Kementrian Agama mengeluarkan rekomendasi ulama yang boleh menyampaikan ceramah, sejumlah masjid juga disebut terindikasi radikal.
Bersama Menristek, Menteri Agama dan pemerintah telah menjelma menjadi pemilik monopoli kebenaran. Coba perhatikan kriteria daftar 200 mubalig dari Kemenag: kemampuan agama yang mumpuni, reputasi yang baik, dan berwawasan kebangsaan. Jadi kemenag menjadi pemegang otoritas keilmuan, reputasi, dan wawasan kebangsaan sekaligus. Sementara Menristek Dikti lebih tegas lagi. “Kembali ke pangkuan NKRI, atau dipecat!.”

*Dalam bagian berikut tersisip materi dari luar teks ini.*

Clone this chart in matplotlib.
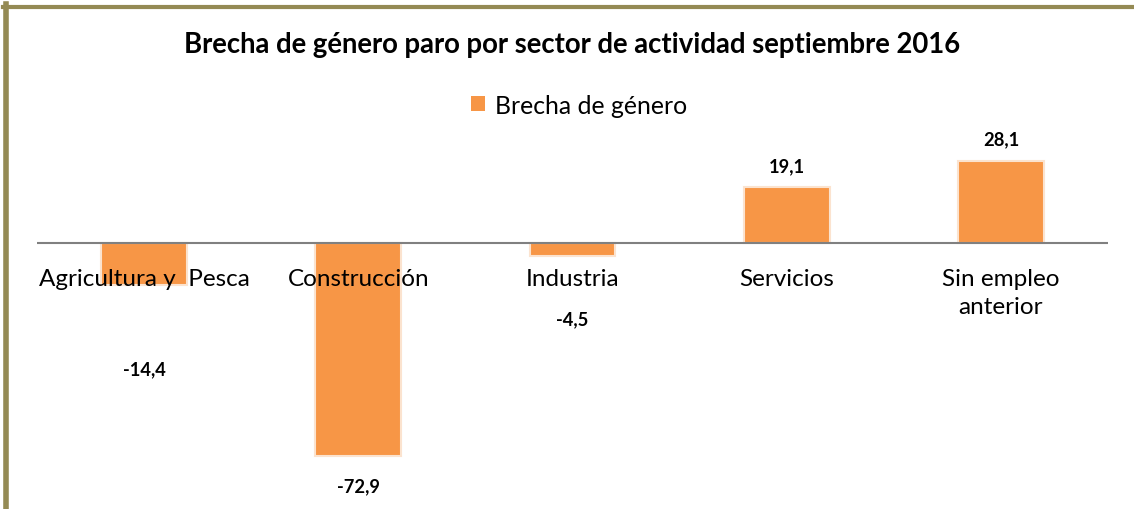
import matplotlib.pyplot as plt
from matplotlib.lines import Line2D
from matplotlib.patches import Patch

# data
categories = ['Agricultura y  Pesca', 'Construcción', 'Industria', 'Servicios', 'Sin empleo\nanterior']
brecha = [-14.4, -72.9, -4.5, 19.1, 28.1]
value_labels = ['-14,4', '-72,9', '-4,5', '19,1', '28,1']
label_y = [-43.2, -83.2, -26.0, 26.4, 35.6]   # where Excel left the data labels

plt.rcParams['font.family'] = ['Lato', 'DejaVu Sans']
bar_color = '#F79646'
border_color = '#948A54'

px_per_unit = 2.92
zero_px = 244

fig = plt.figure(figsize=(11.34, 5.10), dpi=100)
ax = fig.add_axes([37 / 1134, 0, (1108 - 37) / 1134, 1])

x = range(len(categories))
ax.bar(x, brecha, width=0.4, color=bar_color, edgecolor='#FBE3CF', linewidth=1.5, zorder=2)
ax.axhline(0, color='#808080', linewidth=1.5, zorder=3)

ax.set_xlim(-0.5, 4.5)
ax.set_ylim(-(510 - zero_px) / px_per_unit, zero_px / px_per_unit)
ax.axis('off')

for i, cat in enumerate(categories):
    ax.text(i, -8.6, cat, ha='center', va='top', fontsize=17.5, color='#000000',
            linespacing=1.4, zorder=4)

for i, (lab, yy) in enumerate(zip(value_labels, label_y)):
    ax.text(i, yy, lab, ha='center', va='center', fontsize=13.2, fontweight='bold')

fig.text(572 / 1134, 1 - 45 / 510, 'Brecha de género paro por sector de actividad septiembre 2016',
         ha='center', va='center', fontsize=19.8, fontweight='bold')

leg = fig.legend(handles=[Patch(facecolor=bar_color, label='Brecha de género')],
                 loc='center', bbox_to_anchor=(579 / 1134, 1 - 106 / 510), frameon=False,
                 fontsize=17.8, handlelength=0.55, handleheight=0.55, handletextpad=0.4)

# olive frame (left and top only visible)
fig.add_artist(Line2D([5.5 / 1134, 5.5 / 1134], [0, 1 - 5 / 510], color=border_color, linewidth=4))
fig.add_artist(Line2D([3 / 1134, 1], [1 - 7.5 / 510, 1 - 7.5 / 510], color=border_color, linewidth=3))

fig.savefig('out.png', dpi=100)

Sejak kapan seorang Menristek menjadi pemegang otoritas dan bisa menentukan seseorang cinta NKRI atau tidak? Menjalankan UUD 45 atau tidak? Pancasilais, atau tidak?
Sejak kapan seorang Menristek Dikti menjadi seorang “Panglima Kopkamtib” yang berwenang membatasi kebabasan akademis? Sejak kapan di negara demokrasi kebebasan berpikir, berpendapat dibatasi.
Kemerdekaan berekspresi, berpendapat secara lisan maupun tulisan adalah fitur utama demokrasi. Seseorang boleh menyatakan apa saja pendapatnya, termasuk masalah khilafah. Kita boleh tidak setuju, tapi tidak boleh membatasi pendapat orang lain, apalagi melarang dan menindasnya dengan otoritas kekuasaan. Yang tidak boleh ketika sebuah gagasan dipaksakan, apalagi kemudian melakukan perlawanan bersenjata.
Mengacu pada inkuisisi, proses persekusi, stigma radikal, dan berbagai stigma lainnya terhadap kelompok oposisi maupun mereka yang kritis terhadap pemerintah, tujuannya untuk menakut-nakuti masyarakat. Namun dalam sebuah negara demokrasi, Anda juga bebas memilih. Tunduk dan patuh pada kekuasaan, atau melawan dan memperjuangkan sebuah kebebasan. (*)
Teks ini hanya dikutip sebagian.